Arts & Culture

The Secret Keeper of the Sea

by Jessilyn Rich

I watch the blue flames of the stove burner, tapping against the black iron of the kettles sides, in the darkness of the night.

It hypnotizes the darkness with its motion, captivating the kitchen into silence. There are probably much better uses for my time than to watch the flames splash against the sides of the kettle and wait for it to boil, but here I sit upon the kitchen island, watching and waiting. It is my moment to be invisible, my moment to hide from the day in the shadows of the night. It is my moment to try to forget the secrets we keep. I catch the kettle just before the whistle wakes the house. The transfer of the steaming hot water into an old chipped white cup feels, for some reason, the most therapeutic part of this whole endeavor. It’s all a pointless effort for a cup that will grow cold on the end table before it’s paid much attention, but I need the moment in the dark and the quiet far more than I have ever needed the tea.

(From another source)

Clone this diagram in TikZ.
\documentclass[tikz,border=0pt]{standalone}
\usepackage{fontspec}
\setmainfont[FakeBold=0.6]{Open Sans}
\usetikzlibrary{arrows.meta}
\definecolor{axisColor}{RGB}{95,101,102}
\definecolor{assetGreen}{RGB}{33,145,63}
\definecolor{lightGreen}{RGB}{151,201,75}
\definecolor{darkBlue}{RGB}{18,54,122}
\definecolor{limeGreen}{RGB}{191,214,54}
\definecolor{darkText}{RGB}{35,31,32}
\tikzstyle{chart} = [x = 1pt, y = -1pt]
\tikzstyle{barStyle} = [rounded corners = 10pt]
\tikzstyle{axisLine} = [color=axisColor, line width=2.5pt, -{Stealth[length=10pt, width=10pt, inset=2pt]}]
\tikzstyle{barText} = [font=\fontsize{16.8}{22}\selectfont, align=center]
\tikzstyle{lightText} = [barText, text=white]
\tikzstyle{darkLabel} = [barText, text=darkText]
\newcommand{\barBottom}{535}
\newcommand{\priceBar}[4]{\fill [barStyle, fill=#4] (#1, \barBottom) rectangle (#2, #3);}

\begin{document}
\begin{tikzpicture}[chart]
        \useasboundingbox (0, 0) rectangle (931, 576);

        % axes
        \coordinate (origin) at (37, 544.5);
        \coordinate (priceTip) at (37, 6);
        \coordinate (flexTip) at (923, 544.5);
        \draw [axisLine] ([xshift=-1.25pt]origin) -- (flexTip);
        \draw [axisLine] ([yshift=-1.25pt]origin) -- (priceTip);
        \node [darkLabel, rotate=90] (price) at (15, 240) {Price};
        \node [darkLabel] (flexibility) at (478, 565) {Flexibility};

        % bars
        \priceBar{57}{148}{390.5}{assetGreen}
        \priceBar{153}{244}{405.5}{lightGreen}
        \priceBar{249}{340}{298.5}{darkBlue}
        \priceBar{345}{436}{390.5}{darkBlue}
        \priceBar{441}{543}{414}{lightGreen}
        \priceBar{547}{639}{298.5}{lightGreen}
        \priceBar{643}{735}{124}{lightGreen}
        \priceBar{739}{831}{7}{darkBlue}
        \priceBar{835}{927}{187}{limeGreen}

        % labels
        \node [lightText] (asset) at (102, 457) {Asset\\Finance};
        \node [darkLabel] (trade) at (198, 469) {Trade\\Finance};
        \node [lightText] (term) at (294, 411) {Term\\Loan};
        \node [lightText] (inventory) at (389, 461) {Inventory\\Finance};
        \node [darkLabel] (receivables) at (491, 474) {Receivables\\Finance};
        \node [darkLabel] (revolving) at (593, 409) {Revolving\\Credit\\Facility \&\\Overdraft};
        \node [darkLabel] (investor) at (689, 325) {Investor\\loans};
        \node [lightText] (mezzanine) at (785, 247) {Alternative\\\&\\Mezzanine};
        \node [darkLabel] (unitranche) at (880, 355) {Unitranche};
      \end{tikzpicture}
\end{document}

The two flight climb to the attic always leaves my legs feeling like lead, a reminder of the weight that gets carried up to the top floor each night. The heaviest burden that will ever be carried is the one in which you carry alone. I hesitate just before the top stair of the first staircase, my foot hovers over the loose step, moving to just the
right spot to keep the mocha wood from moaning into the night. An ironic situation that plays out within the walls of an old house filled to the brim with a lifetime of secrets, all while setting traps for anyone who wishes to make new ones. What a cruel master an old house can be. I pause for a moment in front of the mahogany door in the middle of the hall; its glass door knob is ice cold in my hand. I listen to the creaking of the old house with bated breath, begging it to keep this secret once more; I wait until I feel it’s agreement in the silence. Every night the long walk leads to me to bargain for these secrets, secrets I never wanted to keep in the first place.

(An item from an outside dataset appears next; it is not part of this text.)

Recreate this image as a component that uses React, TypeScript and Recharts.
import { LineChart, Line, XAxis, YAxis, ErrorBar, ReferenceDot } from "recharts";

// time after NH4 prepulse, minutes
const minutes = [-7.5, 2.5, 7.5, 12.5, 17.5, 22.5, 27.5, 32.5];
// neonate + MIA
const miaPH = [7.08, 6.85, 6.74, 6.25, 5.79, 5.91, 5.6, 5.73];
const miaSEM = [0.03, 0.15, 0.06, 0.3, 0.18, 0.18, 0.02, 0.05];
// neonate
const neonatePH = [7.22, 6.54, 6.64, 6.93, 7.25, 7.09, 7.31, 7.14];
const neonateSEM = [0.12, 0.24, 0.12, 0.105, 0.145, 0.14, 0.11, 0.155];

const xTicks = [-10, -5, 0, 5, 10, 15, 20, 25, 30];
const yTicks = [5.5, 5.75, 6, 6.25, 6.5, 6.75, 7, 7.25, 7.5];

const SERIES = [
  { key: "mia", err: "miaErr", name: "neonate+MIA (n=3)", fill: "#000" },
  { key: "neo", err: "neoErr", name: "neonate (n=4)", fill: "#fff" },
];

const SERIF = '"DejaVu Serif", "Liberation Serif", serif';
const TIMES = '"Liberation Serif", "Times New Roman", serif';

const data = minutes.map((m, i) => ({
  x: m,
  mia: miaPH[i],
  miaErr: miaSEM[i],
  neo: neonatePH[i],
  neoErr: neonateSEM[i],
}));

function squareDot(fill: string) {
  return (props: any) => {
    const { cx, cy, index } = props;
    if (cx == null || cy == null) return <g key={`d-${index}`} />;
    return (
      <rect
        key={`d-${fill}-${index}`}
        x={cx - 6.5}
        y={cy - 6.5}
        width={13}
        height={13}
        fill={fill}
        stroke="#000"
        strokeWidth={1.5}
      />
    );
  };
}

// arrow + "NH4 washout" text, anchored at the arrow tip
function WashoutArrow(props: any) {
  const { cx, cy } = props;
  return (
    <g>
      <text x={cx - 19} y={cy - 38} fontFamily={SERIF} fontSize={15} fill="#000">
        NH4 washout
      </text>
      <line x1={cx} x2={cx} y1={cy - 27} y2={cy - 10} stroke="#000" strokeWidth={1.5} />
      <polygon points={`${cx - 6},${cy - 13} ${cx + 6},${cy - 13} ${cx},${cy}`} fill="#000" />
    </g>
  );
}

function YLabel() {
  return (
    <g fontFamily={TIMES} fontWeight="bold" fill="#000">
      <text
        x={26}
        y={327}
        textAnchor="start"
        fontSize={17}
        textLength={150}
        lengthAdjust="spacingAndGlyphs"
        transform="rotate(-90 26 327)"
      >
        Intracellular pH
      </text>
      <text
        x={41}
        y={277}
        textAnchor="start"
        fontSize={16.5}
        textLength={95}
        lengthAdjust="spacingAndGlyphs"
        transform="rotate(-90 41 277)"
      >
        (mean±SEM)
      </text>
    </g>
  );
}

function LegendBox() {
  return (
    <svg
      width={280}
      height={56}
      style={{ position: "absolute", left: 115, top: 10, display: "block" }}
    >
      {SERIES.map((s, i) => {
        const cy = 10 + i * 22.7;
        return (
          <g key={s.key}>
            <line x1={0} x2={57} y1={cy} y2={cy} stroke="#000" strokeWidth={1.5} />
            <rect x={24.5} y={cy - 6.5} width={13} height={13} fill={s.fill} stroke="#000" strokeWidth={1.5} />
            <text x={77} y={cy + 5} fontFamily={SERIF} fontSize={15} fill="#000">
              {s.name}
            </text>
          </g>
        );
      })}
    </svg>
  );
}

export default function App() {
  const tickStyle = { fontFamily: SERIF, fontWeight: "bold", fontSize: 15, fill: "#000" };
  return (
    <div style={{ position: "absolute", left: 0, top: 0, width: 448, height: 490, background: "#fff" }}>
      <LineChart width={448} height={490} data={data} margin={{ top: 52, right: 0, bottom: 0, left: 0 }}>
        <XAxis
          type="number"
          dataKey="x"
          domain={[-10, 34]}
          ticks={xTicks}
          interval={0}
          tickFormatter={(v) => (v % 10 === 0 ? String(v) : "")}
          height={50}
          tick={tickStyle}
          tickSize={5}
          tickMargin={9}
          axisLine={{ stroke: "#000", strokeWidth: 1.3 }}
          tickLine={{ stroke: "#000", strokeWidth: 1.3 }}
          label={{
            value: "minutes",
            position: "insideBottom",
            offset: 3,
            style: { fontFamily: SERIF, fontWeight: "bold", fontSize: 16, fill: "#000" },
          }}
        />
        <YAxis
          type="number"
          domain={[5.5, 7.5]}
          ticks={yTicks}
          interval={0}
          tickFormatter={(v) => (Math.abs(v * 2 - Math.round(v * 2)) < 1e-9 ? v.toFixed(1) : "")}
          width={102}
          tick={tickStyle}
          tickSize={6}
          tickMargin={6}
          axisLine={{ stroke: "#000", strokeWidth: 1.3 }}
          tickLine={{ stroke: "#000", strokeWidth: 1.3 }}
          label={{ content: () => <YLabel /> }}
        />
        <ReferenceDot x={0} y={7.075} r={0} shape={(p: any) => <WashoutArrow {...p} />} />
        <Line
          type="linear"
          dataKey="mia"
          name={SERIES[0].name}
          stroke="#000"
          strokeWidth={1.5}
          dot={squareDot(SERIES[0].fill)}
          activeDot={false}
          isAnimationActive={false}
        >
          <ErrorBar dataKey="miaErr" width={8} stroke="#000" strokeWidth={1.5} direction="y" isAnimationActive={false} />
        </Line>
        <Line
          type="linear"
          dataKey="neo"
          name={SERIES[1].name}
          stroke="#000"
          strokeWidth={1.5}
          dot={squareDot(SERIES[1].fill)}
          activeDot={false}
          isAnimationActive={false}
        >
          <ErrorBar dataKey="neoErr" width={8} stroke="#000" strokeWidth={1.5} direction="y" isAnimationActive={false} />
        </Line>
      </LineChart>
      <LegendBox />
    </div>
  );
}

The click of the door latch as the attic door returns to its frame behind me fills me with relief. The journey to my sitting room each night floods me with a rush of mischief and guilt, as if I were a small child creeping from bed to sneak a cookie. The moon- light paints the room with the rich colors of the night, lights and shadows splashing against the walls. I throw open the window at the end of the room and the white sheer curtains whip back and forth in the sudden breeze. My muscles relax in the darkness as I descend my tired bones into one of the oversized arm chairs beside the open window. My fingers
prickle from the mixing of the cold night air as they try to stay warm around the sides of my old china cup. I perch the cup of tea beside me on the table, rubbing my tired eyes with my warm fingertips. I should be wrapped beneath the covers downstairs, but
the night air smells fresh and cool, and the skies are just too clear. Tonight could be the night I have been waiting for.

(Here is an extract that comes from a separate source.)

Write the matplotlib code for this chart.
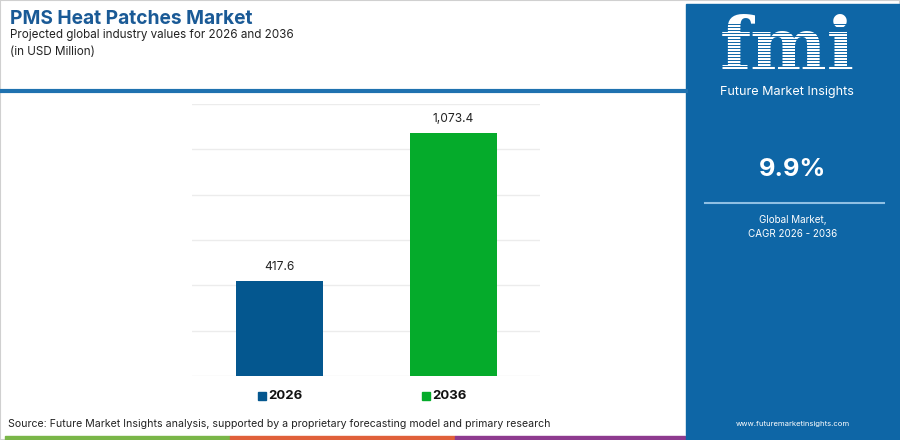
import matplotlib.pyplot as plt
from matplotlib.patches import Rectangle
from matplotlib.lines import Line2D

plt.rcParams['font.family'] = ['Inter', 'DejaVu Sans']

years = ['2026', '2036']
values = [417.6, 1073.4]
value_labels = ['417.6', '1,073.4']
bar_colors = ['#04578f', '#05ab2b']
cagr_text = '9.9%'

fig = plt.figure(figsize=(9, 4.4), dpi=100)
W, H = 900.0, 440.0

def fx(px):
    return px / W

def fy(py):
    return 1 - py / H

# light frame round the figure
fig.patches.append(Rectangle((0, 0), 1, 1, transform=fig.transFigure, fill=False,
                             edgecolor='#d0d0d0', linewidth=1.5))

# titles
fig.text(fx(10), fy(19), 'PMS Heat Patches Market', fontsize=13.8, weight='bold',
         color='#1a5a96', va='center', ha='left')
fig.text(fx(10), fy(35), 'Projected global industry values for 2026 and 2036',
         fontsize=8.4, color='#222222', va='center', ha='left')
fig.text(fx(10), fy(52), '(in USD Million)', fontsize=8.4, color='#222222',
         va='center', ha='left')

# blue separator line
fig.add_artist(Line2D([0, fx(686)], [fy(91), fy(91)], transform=fig.transFigure,
                      color='#1f72b0', linewidth=3))

# bars
ax = fig.add_axes([fx(192), fy(376), fx(540) - fx(192), fy(104) - fy(376)])
x = range(len(years))
ax.bar(x, values, width=0.5, color=bar_colors, zorder=3)
for xi, v, lab in zip(x, values, value_labels):
    ax.text(xi, v + 35, lab, ha='center', va='bottom', fontsize=8.6, color='#222222')
ax.set_xlim(-0.5, 1.5)
ax.set_ylim(0, 1200)
ax.set_yticks(range(0, 1201, 200))
ax.yaxis.grid(True, color='#ececec', linewidth=1)
ax.set_axisbelow(True)
for s in ax.spines.values():
    s.set_visible(False)
ax.tick_params(left=False, bottom=False, labelleft=False, labelbottom=False)

# legend
leg_x = [258, 422]
for lx, yr, c in zip(leg_x, years, bar_colors):
    fig.patches.append(Rectangle((fx(lx), fy(400)), fx(8), 8 / H, transform=fig.transFigure,
                                 color=c))
    fig.text(fx(lx + 10), fy(396), yr, fontsize=9.5, weight='bold', color='#111111',
             va='center', ha='left')

# source
fig.text(fx(8), fy(424), 'Source: Future Market Insights analysis, supported by a proprietary '
         'forecasting model and primary research', fontsize=7.6, color='#222222',
         va='center', ha='left')

# bottom colour strip
strip = [(5, 230, '#7ab648'), (230, 455, '#e0603a'), (455, 685, '#8e3b8f')]
for a, b, c in strip:
    fig.patches.append(Rectangle((fx(a), 0), fx(b - a), 4 / H, transform=fig.transFigure,
                                 color=c))

# right panel
panel_c = '#0e66a6'
fig.patches.append(Rectangle((fx(686), 0), fx(214), fy(4), transform=fig.transFigure,
                             color=panel_c))
fig.text(fx(787), fy(50), 'fmi', fontsize=52, weight='bold', family=['DejaVu Serif'],
         color='white', va='center', ha='center')
# striped look of the logo
for sy in range(24, 77, 3):
    fig.add_artist(Line2D([fx(712), fx(862)], [fy(sy), fy(sy)], transform=fig.transFigure,
                          color=panel_c, linewidth=0.7, zorder=5))
fig.text(fx(787), fy(92), 'Future Market Insights', fontsize=9.1, color='white',
         va='center', ha='center')
fig.text(fx(793), fy(170), cagr_text, fontsize=18.3, weight='bold', color='white',
         va='center', ha='center')
fig.add_artist(Line2D([fx(705), fx(884)], [fy(203), fy(203)], transform=fig.transFigure,
                      color='#8fc0e4', linewidth=1.5))
fig.text(fx(793), fy(220), 'Global Market,', fontsize=7.1, color='white',
         va='center', ha='center')
fig.text(fx(793), fy(234), 'CAGR 2026 - 2036', fontsize=7.1, color='white',
         va='center', ha='center')
fig.text(fx(793), fy(424), 'www.futuremarketinsights.com', fontsize=5.5, color='white',
         va='center', ha='center')

plt.savefig('out.png', dpi=100)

I watch the tiny ships move slowly across the harbor, barely recognizable at this distance as more than just tiny lights, but still I watch them go. People going about their normal day, with no idea of the world that watches from the windows or the night air that doesn’t hide them. The lighthouse beacon whips around in circles, placing a spotlight on the land- scape around it, occasionally flashing the silhouette of a ship that comes near. On a night as clear as this you can hear the ships miles out from the great bay, massive horns warning passing ships of the possibilities of great disasters. A warning that plays at the beginning of every sea captains nightmare. The smell of the sea air has rusted the latch on the window, leaving me patiently waiting for the day it ceases to be of use and the window opens and shuts as the wind pleases. I am less the owner of this old house, and much more the caretaker; I learned long ago it’s hard to call yourself the owner of something that carries a mind of its own. Every night I sit here wondering when the latch will finally cease to be of use, and take on a life of its own. Maybe one of these days I will get around to fixing it, but I have far greater things to worry about than the little latch. For the time being it continues to assure me of its loyalty and I must wait; I have gotten so very good at waiting. 


Illustration by Morgan Dyer

I reach for the chain of the old stained glass lamp I found at an antique store on the mainland. It served a single purpose, to keep me company in the evenings while I waited. A lamp who had once been cast of, shows great loyalty to someone who rescues it from dark and dusty shelves. It seems foolish to think of a house and its contents carrying a mind of their own, but if you don’t believe it, you have clearly never lived in a house that holds its own secrets. The lamp clicks to life, illuminating the glass flowers upon the shade, splashing the room with light and color. The walls filled with cabinets and bookcases, comprised of dark rich wood, books, scattered papers and unusual trinkets. I seem to specialize in the unusual. In a house such as this, you certainly couldn’t specialize in the ordinary. I can’t tell you more than this, not now, not here. Maybe someday, but for now the house keeps the secrets of the night, and the caretaker must wait. I will hide away from the world until I fall asleep beside the window, or succumb to my burning eyes and slip downstairs to my bed. One night this great bay will set me free from the window, but for tonight I am its secret keeper.